**WRITTEN TASK:** From the entries below, print exactly the span beginning with the line holding "Recreate this image" and ending with the line holding "import pandas as pd", endpoints included, and skip any pictures.

**Rows from a dataset of charts and code:**
☆ ☆ ☆

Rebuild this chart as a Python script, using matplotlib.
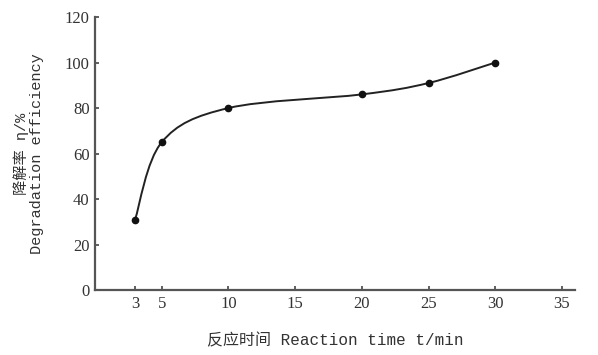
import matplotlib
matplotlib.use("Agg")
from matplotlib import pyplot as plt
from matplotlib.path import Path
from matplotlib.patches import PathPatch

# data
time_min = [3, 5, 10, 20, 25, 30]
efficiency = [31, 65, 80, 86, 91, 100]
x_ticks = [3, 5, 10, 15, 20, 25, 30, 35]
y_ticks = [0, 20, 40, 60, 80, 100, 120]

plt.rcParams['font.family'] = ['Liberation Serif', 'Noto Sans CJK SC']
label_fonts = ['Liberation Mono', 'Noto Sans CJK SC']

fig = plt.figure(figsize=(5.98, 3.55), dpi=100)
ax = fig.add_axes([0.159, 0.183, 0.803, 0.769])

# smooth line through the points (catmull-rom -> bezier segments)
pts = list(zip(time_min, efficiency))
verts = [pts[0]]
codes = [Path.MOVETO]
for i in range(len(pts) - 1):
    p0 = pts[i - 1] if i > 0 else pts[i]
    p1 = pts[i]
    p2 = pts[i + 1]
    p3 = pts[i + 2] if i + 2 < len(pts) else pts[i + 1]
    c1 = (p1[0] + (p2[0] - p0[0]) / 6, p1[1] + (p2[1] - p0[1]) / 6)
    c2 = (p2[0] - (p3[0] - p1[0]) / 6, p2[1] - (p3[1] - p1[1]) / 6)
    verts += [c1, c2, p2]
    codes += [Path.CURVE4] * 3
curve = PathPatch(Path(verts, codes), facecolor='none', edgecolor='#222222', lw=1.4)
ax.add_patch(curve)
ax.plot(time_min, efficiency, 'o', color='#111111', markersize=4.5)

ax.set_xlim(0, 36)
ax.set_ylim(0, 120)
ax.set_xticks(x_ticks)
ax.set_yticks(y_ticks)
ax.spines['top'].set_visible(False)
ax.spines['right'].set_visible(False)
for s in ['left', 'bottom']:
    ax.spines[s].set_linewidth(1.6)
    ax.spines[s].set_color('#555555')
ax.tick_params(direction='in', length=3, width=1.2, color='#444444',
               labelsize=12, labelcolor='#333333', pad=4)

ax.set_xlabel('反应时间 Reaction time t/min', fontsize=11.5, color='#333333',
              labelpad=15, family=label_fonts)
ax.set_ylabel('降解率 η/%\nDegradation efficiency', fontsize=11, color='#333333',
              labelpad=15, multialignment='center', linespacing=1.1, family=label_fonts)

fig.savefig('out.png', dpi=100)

☆ ☆ ☆

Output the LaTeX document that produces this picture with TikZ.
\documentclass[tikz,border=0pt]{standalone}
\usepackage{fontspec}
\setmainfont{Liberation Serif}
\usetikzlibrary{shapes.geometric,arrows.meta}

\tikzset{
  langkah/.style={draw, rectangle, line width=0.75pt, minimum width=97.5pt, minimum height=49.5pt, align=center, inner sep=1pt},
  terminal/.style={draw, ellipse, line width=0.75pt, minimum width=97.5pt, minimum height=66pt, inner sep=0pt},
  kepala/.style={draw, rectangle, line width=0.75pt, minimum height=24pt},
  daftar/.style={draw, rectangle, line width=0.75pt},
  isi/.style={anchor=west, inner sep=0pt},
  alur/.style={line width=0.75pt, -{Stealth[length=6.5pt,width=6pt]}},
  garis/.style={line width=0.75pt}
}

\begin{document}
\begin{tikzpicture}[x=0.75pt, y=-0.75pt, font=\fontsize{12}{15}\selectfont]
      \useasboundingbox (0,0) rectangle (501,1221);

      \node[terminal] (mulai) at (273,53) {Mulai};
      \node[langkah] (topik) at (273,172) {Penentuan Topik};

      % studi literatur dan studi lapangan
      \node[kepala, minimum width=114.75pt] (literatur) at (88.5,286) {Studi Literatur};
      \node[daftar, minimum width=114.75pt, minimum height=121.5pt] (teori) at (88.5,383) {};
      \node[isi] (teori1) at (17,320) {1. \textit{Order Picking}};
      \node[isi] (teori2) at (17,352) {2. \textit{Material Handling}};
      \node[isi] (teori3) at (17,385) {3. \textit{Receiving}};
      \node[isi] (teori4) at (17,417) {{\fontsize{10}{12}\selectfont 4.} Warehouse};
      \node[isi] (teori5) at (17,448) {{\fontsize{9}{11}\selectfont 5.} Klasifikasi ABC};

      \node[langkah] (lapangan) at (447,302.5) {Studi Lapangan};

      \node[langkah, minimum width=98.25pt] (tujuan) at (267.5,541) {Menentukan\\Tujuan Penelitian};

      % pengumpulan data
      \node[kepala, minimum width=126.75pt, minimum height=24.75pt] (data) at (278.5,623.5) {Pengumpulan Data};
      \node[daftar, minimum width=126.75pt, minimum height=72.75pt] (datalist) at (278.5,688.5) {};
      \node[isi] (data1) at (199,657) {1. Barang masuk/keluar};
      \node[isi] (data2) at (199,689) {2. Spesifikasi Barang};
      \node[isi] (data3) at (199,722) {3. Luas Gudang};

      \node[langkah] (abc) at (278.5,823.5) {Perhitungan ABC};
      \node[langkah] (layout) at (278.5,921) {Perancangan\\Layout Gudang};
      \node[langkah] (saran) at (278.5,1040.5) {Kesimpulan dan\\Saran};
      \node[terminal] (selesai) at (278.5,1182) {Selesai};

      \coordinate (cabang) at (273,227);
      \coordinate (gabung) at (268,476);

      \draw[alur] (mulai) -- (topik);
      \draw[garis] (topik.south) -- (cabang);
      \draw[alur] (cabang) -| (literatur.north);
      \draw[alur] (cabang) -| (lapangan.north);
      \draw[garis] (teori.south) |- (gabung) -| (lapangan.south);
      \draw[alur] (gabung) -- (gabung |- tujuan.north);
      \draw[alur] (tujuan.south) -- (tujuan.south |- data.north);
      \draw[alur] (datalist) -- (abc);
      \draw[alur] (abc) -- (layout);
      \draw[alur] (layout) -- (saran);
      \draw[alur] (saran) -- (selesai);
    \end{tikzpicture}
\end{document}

☆ ☆ ☆

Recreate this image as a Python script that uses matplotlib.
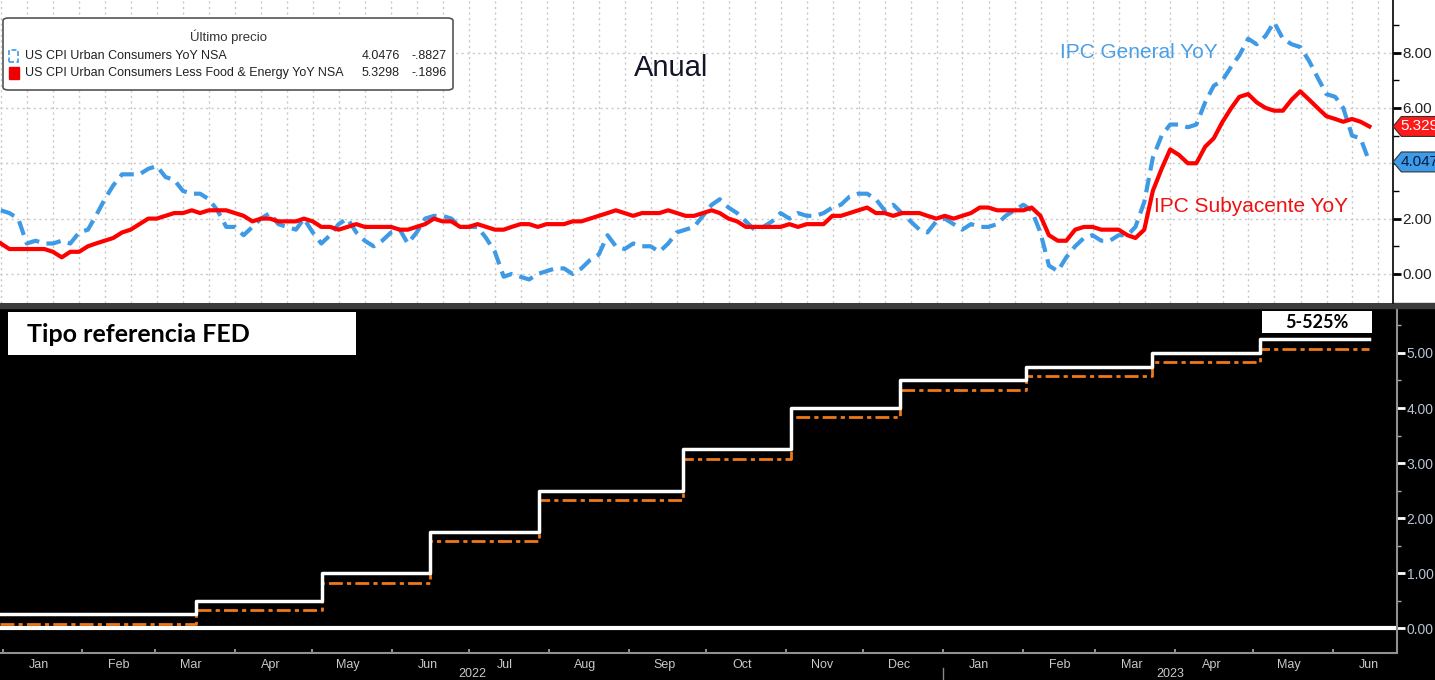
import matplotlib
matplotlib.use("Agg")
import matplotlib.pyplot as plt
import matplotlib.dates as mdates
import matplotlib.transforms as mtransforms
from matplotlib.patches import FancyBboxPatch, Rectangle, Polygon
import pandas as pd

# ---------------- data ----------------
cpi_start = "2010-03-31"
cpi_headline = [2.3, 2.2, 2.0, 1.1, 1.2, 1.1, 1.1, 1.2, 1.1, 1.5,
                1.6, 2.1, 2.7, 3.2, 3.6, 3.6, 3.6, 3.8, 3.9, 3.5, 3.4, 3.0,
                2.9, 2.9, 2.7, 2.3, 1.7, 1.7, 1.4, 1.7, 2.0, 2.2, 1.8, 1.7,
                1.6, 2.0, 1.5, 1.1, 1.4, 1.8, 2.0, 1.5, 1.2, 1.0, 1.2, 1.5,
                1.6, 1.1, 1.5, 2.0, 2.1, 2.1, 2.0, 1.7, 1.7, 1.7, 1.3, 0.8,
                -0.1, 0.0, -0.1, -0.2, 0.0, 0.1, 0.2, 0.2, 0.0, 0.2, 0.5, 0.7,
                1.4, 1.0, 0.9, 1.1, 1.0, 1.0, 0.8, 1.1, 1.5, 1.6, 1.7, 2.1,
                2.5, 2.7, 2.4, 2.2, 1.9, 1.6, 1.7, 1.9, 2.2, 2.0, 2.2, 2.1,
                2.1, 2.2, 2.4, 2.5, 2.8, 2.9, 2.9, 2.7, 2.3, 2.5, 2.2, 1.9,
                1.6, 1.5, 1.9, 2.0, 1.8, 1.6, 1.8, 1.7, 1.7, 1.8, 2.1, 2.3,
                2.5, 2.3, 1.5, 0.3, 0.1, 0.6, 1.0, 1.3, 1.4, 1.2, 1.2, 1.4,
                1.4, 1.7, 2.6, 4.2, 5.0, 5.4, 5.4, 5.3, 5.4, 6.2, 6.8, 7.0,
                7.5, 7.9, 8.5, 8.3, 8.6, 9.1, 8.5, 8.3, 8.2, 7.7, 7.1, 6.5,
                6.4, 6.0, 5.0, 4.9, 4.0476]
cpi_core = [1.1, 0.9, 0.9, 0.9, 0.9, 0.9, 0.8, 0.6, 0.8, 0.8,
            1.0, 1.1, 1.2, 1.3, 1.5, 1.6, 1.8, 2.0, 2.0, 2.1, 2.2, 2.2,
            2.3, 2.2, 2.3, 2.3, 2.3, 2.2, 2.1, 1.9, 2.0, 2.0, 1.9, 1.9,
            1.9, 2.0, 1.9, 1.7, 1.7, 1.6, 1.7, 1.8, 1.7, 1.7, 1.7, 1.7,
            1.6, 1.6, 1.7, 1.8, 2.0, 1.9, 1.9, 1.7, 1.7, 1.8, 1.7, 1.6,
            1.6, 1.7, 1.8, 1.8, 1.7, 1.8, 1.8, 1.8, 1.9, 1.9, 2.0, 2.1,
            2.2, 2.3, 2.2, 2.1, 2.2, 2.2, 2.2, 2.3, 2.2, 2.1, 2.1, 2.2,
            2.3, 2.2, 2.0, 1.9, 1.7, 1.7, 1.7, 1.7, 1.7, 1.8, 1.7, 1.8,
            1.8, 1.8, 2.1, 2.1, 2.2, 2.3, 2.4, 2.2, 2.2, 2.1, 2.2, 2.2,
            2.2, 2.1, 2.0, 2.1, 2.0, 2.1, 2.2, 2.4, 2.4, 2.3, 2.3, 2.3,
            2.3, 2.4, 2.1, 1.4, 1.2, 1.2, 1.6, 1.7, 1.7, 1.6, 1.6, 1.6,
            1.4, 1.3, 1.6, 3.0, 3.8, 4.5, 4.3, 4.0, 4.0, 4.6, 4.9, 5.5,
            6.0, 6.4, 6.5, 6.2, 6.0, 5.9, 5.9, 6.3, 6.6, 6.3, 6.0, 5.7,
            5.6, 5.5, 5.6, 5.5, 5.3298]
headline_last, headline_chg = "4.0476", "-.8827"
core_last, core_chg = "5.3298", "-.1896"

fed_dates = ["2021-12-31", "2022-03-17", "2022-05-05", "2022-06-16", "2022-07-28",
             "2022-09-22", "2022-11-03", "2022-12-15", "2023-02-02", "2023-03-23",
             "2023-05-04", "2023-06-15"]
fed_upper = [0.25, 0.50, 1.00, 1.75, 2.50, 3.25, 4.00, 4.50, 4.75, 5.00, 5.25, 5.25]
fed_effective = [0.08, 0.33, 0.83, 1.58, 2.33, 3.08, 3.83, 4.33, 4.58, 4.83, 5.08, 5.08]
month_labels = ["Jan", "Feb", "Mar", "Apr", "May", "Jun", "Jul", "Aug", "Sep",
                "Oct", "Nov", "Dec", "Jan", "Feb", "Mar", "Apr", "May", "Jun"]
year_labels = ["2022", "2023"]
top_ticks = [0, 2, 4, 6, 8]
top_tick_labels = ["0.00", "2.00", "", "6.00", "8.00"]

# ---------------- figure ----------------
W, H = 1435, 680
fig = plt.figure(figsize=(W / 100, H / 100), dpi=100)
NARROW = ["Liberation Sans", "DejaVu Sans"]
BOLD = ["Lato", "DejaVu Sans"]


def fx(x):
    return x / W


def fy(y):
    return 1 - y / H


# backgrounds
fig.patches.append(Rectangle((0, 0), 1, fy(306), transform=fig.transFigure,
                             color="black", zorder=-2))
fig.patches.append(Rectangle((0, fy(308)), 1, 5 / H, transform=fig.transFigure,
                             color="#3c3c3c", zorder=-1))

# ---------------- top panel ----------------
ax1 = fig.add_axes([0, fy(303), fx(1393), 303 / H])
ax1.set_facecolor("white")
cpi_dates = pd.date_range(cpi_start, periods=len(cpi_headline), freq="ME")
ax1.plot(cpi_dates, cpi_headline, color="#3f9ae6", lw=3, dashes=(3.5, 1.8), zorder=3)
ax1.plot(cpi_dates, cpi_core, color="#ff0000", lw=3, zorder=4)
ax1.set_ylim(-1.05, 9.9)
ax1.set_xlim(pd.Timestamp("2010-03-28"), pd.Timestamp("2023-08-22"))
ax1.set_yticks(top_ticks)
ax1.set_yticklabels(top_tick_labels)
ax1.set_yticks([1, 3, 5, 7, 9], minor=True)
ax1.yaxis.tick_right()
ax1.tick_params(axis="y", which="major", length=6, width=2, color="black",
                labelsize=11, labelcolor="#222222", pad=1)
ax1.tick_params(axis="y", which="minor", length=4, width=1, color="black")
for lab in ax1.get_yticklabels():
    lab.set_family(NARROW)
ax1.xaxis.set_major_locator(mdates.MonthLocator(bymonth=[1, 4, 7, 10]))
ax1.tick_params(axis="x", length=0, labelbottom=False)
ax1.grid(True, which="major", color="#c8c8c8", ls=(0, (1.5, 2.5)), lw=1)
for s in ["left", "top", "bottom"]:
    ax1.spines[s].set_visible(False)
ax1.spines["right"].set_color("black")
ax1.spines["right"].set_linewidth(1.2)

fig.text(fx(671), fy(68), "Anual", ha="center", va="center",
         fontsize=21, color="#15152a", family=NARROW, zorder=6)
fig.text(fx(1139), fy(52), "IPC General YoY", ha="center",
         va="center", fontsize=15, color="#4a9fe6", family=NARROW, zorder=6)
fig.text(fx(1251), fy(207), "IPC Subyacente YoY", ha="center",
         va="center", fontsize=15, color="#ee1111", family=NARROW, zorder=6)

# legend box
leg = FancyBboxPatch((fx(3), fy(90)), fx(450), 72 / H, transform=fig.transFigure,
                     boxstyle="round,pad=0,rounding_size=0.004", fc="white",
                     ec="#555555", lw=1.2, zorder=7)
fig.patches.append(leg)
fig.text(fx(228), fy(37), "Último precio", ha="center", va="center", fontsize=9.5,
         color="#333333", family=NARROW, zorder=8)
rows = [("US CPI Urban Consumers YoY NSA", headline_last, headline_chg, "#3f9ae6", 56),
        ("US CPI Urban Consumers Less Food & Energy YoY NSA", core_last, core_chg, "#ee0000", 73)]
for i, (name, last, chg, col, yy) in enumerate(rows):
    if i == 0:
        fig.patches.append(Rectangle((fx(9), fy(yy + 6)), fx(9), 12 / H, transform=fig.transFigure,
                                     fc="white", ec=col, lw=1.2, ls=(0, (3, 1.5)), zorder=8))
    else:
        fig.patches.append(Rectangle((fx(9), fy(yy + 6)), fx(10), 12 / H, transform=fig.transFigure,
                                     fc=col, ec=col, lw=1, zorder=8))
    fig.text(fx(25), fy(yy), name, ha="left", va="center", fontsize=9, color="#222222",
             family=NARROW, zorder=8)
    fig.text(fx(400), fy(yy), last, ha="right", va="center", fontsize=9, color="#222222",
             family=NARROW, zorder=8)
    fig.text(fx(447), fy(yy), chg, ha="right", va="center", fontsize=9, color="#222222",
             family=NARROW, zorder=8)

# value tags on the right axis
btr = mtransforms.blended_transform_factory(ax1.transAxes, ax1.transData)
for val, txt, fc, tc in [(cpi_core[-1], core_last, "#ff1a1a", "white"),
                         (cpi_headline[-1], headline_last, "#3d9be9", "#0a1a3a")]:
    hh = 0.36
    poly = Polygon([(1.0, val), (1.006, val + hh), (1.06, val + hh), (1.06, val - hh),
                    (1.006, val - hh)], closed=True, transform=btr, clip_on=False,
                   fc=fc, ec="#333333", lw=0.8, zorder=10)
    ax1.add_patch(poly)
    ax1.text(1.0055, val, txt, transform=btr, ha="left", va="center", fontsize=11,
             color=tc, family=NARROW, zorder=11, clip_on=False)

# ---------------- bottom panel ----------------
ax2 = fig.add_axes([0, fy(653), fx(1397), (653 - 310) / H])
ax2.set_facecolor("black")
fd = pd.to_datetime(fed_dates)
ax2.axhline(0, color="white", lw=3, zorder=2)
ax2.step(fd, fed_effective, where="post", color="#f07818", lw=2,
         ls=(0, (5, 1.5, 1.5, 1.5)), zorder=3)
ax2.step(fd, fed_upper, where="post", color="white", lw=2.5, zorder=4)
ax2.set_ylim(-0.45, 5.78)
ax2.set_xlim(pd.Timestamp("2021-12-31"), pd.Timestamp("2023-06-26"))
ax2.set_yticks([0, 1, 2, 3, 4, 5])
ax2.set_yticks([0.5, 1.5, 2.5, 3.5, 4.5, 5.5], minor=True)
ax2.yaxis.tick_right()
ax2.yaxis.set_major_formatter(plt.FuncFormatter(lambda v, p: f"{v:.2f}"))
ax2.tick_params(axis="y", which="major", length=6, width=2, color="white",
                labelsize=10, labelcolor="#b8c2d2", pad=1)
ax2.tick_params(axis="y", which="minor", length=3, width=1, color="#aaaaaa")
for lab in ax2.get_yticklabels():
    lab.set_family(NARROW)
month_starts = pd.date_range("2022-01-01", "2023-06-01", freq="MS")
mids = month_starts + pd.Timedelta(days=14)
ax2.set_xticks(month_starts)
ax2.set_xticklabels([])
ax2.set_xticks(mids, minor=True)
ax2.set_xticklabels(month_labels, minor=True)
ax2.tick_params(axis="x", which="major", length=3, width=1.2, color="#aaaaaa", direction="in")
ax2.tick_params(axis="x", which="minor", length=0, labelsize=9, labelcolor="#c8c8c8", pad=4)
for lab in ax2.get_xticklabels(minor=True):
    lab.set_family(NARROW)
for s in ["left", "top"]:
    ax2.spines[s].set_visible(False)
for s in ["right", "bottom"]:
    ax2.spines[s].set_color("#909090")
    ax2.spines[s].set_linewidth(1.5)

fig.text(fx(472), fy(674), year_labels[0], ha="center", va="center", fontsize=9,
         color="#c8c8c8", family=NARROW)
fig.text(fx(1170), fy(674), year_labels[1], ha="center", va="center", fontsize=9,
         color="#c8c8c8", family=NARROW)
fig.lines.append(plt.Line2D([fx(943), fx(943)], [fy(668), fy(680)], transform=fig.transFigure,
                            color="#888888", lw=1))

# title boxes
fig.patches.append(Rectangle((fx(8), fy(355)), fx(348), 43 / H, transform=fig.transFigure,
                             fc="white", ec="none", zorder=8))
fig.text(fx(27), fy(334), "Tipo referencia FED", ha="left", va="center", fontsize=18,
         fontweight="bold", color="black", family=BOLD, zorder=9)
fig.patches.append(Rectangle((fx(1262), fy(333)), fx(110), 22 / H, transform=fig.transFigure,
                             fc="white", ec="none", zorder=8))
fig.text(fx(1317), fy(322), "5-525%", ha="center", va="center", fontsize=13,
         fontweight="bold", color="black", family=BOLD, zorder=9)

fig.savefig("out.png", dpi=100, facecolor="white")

☆ ☆ ☆

**WRITTEN RESPONSE:**
Recreate this image as a Python script that uses matplotlib.
import matplotlib
matplotlib.use("Agg")
import matplotlib.pyplot as plt
import matplotlib.dates as mdates
import matplotlib.transforms as mtransforms
from matplotlib.patches import FancyBboxPatch, Rectangle, Polygon
import pandas as pd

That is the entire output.